§ Task objective
Produce an exact transcription of the listing below, omitting the pictures.

§ Data
★ ★ ★
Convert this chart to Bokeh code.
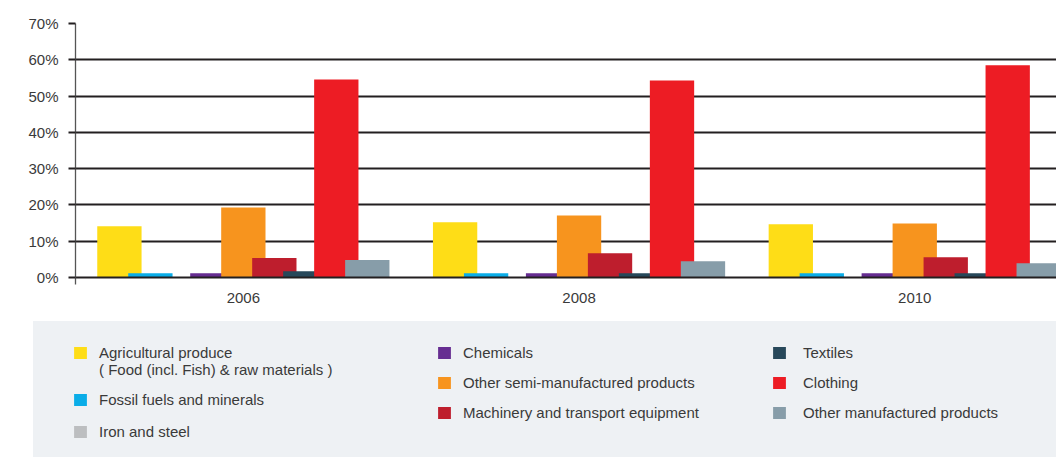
from bokeh.plotting import figure
from bokeh.models import ColumnDataSource, Range1d, FixedTicker, Legend, LegendItem, Spacer
from bokeh.layouts import column, row
from bokeh.transform import dodge
from bokeh.embed import file_html
from bokeh.resources import INLINE

# ---- data ----
years = ["2006", "2008", "2010"]
series_labels = [
    "Agricultural produce",
    "Fossil fuels and minerals",
    "Iron and steel",
    "Chemicals",
    "Other semi-manufactured products",
    "Machinery and transport equipment",
    "Textiles",
    "Clothing",
    "Other manufactured products",
]
agri_subtitle = "( Food (incl. Fish) & raw materials )"
series_keys = ["agri", "fossil", "iron", "chem", "semi", "mach", "text", "cloth", "other"]
agricultural = [14.1, 15.2, 14.7]
fossil_fuels = [1.2, 1.2, 1.2]
iron_steel = [0.0, 0.0, 0.0]
chemicals = [1.2, 1.2, 1.2]
other_semi = [19.3, 17.1, 14.9]
machinery = [5.4, 6.7, 5.6]
textiles = [1.7, 1.2, 1.2]
clothing = [54.6, 54.3, 58.5]
other_manuf = [4.8, 4.5, 3.9]
y_ticks = [0, 10, 20, 30, 40, 50, 60, 70]
y_tick_labels = ["0%", "10%", "20%", "30%", "40%", "50%", "60%", "70%"]

colors = ["#FEDD17", "#0AADE8", "#BCBEC0", "#662D91", "#F7941E",
          "#BE1E2D", "#27485A", "#ED1C24", "#879DA9"]

FONT = "Liberation Sans"
TXT = "#3a3a3a"
LINE = "#231f20"

values = [agricultural, fossil_fuels, iron_steel, chemicals, other_semi,
          machinery, textiles, clothing, other_manuf]
data = {"year": years, "x": [i + 0.5 for i in range(len(years))]}
for k, v in zip(series_keys, values):
    data[k] = v
src = ColumnDataSource(data)

W = 1056
step = 0.0923
bw = 0.132

p = figure(width=W, height=321, output_backend="svg", toolbar_location=None,
           x_range=Range1d(0, 981 / 335.7), y_range=Range1d(0, 70),
           min_border_left=75, min_border_right=0, min_border_top=23,
           min_border_bottom=44)
p.outline_line_color = None
p.xgrid.visible = False
p.ygrid.ticker = FixedTicker(ticks=y_ticks)
p.ygrid.grid_line_color = LINE
p.ygrid.grid_line_width = 2

for j, (k, c) in enumerate(zip(series_keys, colors)):
    p.vbar(x=dodge("x", (j - 4) * step), top=k, width=bw, source=src,
           fill_color=c, line_color=None)

yax = p.yaxis[0]
yax.ticker = FixedTicker(ticks=y_ticks)
yax.major_label_overrides = {t: l for t, l in zip(y_ticks, y_tick_labels)}
yax.axis_line_color = "#555555"
yax.axis_line_width = 1.3
yax.major_tick_out = 7
yax.major_tick_in = 0
yax.major_tick_line_color = LINE
yax.major_tick_line_width = 2
yax.minor_tick_line_color = None
yax.major_label_standoff = 10
yax.major_label_text_font = FONT
yax.major_label_text_font_size = "15px"
yax.major_label_text_color = TXT

xax = p.xaxis[0]
xax.ticker = FixedTicker(ticks=data["x"], minor_ticks=[0])
xax.major_label_overrides = {x: y for x, y in zip(data["x"], years)}
xax.axis_line_color = LINE
xax.axis_line_width = 2
xax.major_tick_line_color = None
xax.major_tick_out = 0
xax.major_tick_in = 0
xax.minor_tick_out = 7
xax.minor_tick_in = 0
xax.minor_tick_line_color = "#555555"
xax.minor_tick_line_width = 1.3
xax.major_label_standoff = 8
xax.major_label_text_font = FONT
xax.major_label_text_font_size = "15px"
xax.major_label_text_color = TXT

# ---- legend panel ----
BG = "#eef1f4"
LH = 136


def make_legend(f, entries, location, standoff, spacing):
    items = []
    for label, color, alpha in entries:
        # swatch-only renderer (its point lies outside the visible range)
        r = f.vbar(x=[10], top=[1], width=1, fill_color=color, fill_alpha=alpha,
                   line_color=None)
        items.append(LegendItem(label=label, renderers=[r]))
    lg = Legend(items=items, location=location, margin=0, padding=0,
                border_line_color=None, background_fill_alpha=0,
                glyph_width=16, glyph_height=15, label_standoff=standoff,
                label_height=10, spacing=spacing,
                label_text_font=FONT, label_text_font_size="15px",
                label_text_color=TXT)
    f.add_layout(lg)


def legend_fig(width, left, bottom=0):
    f = figure(width=width, height=LH, output_backend="svg", toolbar_location=None,
               x_axis_type=None, y_axis_type=None,
               x_range=Range1d(0, 1), y_range=Range1d(0, 1),
               min_border_left=left, min_border_right=0, min_border_top=23,
               min_border_bottom=bottom)
    f.outline_line_color = None
    f.background_fill_color = BG
    f.border_fill_color = BG
    return f


la = legend_fig(397, 39, bottom=17)
make_legend(la, [(series_labels[0], colors[0], 1.0), (agri_subtitle, BG, 0.0)],
            "top_left", 11, 0)
make_legend(la, [(series_labels[i], colors[i], 1.0) for i in (1, 2)],
            "bottom_left", 11, 15)

lb = legend_fig(335, 6)
make_legend(lb, [(series_labels[i], colors[i], 1.0) for i in (3, 4, 5)],
            "top_left", 11, 13)

lc = legend_fig(W - 33 - 397 - 335, 6)
make_legend(lc, [(series_labels[i], colors[i], 1.0) for i in (6, 7, 8)],
            "top_left", 16, 13)

inner = row(la, lb, lc, spacing=0, styles={"background-color": BG})
legend_row = row(Spacer(width=33, height=LH), inner, spacing=0)

layout = column(p, legend_row, spacing=0)

open("out.html", "w").write(file_html(layout, INLINE))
★ ★ ★
§ The reply
Convert this chart to Bokeh code.
from bokeh.plotting import figure
from bokeh.models import ColumnDataSource, Range1d, FixedTicker, Legend, LegendItem, Spacer
from bokeh.layouts import column, row
from bokeh.transform import dodge
from bokeh.embed import file_html
from bokeh.resources import INLINE

# ---- data ----
years = ["2006", "2008", "2010"]
series_labels = [
    "Agricultural produce",
    "Fossil fuels and minerals",
    "Iron and steel",
    "Chemicals",
    "Other semi-manufactured products",
    "Machinery and transport equipment",
    "Textiles",
    "Clothing",
    "Other manufactured products",
]
agri_subtitle = "( Food (incl. Fish) & raw materials )"
series_keys = ["agri", "fossil", "iron", "chem", "semi", "mach", "text", "cloth", "other"]
agricultural = [14.1, 15.2, 14.7]
fossil_fuels = [1.2, 1.2, 1.2]
iron_steel = [0.0, 0.0, 0.0]
chemicals = [1.2, 1.2, 1.2]
other_semi = [19.3, 17.1, 14.9]
machinery = [5.4, 6.7, 5.6]
textiles = [1.7, 1.2, 1.2]
clothing = [54.6, 54.3, 58.5]
other_manuf = [4.8, 4.5, 3.9]
y_ticks = [0, 10, 20, 30, 40, 50, 60, 70]
y_tick_labels = ["0%", "10%", "20%", "30%", "40%", "50%", "60%", "70%"]

colors = ["#FEDD17", "#0AADE8", "#BCBEC0", "#662D91", "#F7941E",
          "#BE1E2D", "#27485A", "#ED1C24", "#879DA9"]

FONT = "Liberation Sans"
TXT = "#3a3a3a"
LINE = "#231f20"

values = [agricultural, fossil_fuels, iron_steel, chemicals, other_semi,
          machinery, textiles, clothing, other_manuf]
data = {"year": years, "x": [i + 0.5 for i in range(len(years))]}
for k, v in zip(series_keys, values):
    data[k] = v
src = ColumnDataSource(data)

W = 1056
step = 0.0923
bw = 0.132

p = figure(width=W, height=321, output_backend="svg", toolbar_location=None,
           x_range=Range1d(0, 981 / 335.7), y_range=Range1d(0, 70),
           min_border_left=75, min_border_right=0, min_border_top=23,
           min_border_bottom=44)
p.outline_line_color = None
p.xgrid.visible = False
p.ygrid.ticker = FixedTicker(ticks=y_ticks)
p.ygrid.grid_line_color = LINE
p.ygrid.grid_line_width = 2

for j, (k, c) in enumerate(zip(series_keys, colors)):
    p.vbar(x=dodge("x", (j - 4) * step), top=k, width=bw, source=src,
           fill_color=c, line_color=None)

yax = p.yaxis[0]
yax.ticker = FixedTicker(ticks=y_ticks)
yax.major_label_overrides = {t: l for t, l in zip(y_ticks, y_tick_labels)}
yax.axis_line_color = "#555555"
yax.axis_line_width = 1.3
yax.major_tick_out = 7
yax.major_tick_in = 0
yax.major_tick_line_color = LINE
yax.major_tick_line_width = 2
yax.minor_tick_line_color = None
yax.major_label_standoff = 10
yax.major_label_text_font = FONT
yax.major_label_text_font_size = "15px"
yax.major_label_text_color = TXT

xax = p.xaxis[0]
xax.ticker = FixedTicker(ticks=data["x"], minor_ticks=[0])
xax.major_label_overrides = {x: y for x, y in zip(data["x"], years)}
xax.axis_line_color = LINE
xax.axis_line_width = 2
xax.major_tick_line_color = None
xax.major_tick_out = 0
xax.major_tick_in = 0
xax.minor_tick_out = 7
xax.minor_tick_in = 0
xax.minor_tick_line_color = "#555555"
xax.minor_tick_line_width = 1.3
xax.major_label_standoff = 8
xax.major_label_text_font = FONT
xax.major_label_text_font_size = "15px"
xax.major_label_text_color = TXT

# ---- legend panel ----
BG = "#eef1f4"
LH = 136


def make_legend(f, entries, location, standoff, spacing):
    items = []
    for label, color, alpha in entries:
        # swatch-only renderer (its point lies outside the visible range)
        r = f.vbar(x=[10], top=[1], width=1, fill_color=color, fill_alpha=alpha,
                   line_color=None)
        items.append(LegendItem(label=label, renderers=[r]))
    lg = Legend(items=items, location=location, margin=0, padding=0,
                border_line_color=None, background_fill_alpha=0,
                glyph_width=16, glyph_height=15, label_standoff=standoff,
                label_height=10, spacing=spacing,
                label_text_font=FONT, label_text_font_size="15px",
                label_text_color=TXT)
    f.add_layout(lg)


def legend_fig(width, left, bottom=0):
    f = figure(width=width, height=LH, output_backend="svg", toolbar_location=None,
               x_axis_type=None, y_axis_type=None,
               x_range=Range1d(0, 1), y_range=Range1d(0, 1),
               min_border_left=left, min_border_right=0, min_border_top=23,
               min_border_bottom=bottom)
    f.outline_line_color = None
    f.background_fill_color = BG
    f.border_fill_color = BG
    return f


la = legend_fig(397, 39, bottom=17)
make_legend(la, [(series_labels[0], colors[0], 1.0), (agri_subtitle, BG, 0.0)],
            "top_left", 11, 0)
make_legend(la, [(series_labels[i], colors[i], 1.0) for i in (1, 2)],
            "bottom_left", 11, 15)

lb = legend_fig(335, 6)
make_legend(lb, [(series_labels[i], colors[i], 1.0) for i in (3, 4, 5)],
            "top_left", 11, 13)

lc = legend_fig(W - 33 - 397 - 335, 6)
make_legend(lc, [(series_labels[i], colors[i], 1.0) for i in (6, 7, 8)],
            "top_left", 16, 13)

inner = row(la, lb, lc, spacing=0, styles={"background-color": BG})
legend_row = row(Spacer(width=33, height=LH), inner, spacing=0)

layout = column(p, legend_row, spacing=0)

open("out.html", "w").write(file_html(layout, INLINE))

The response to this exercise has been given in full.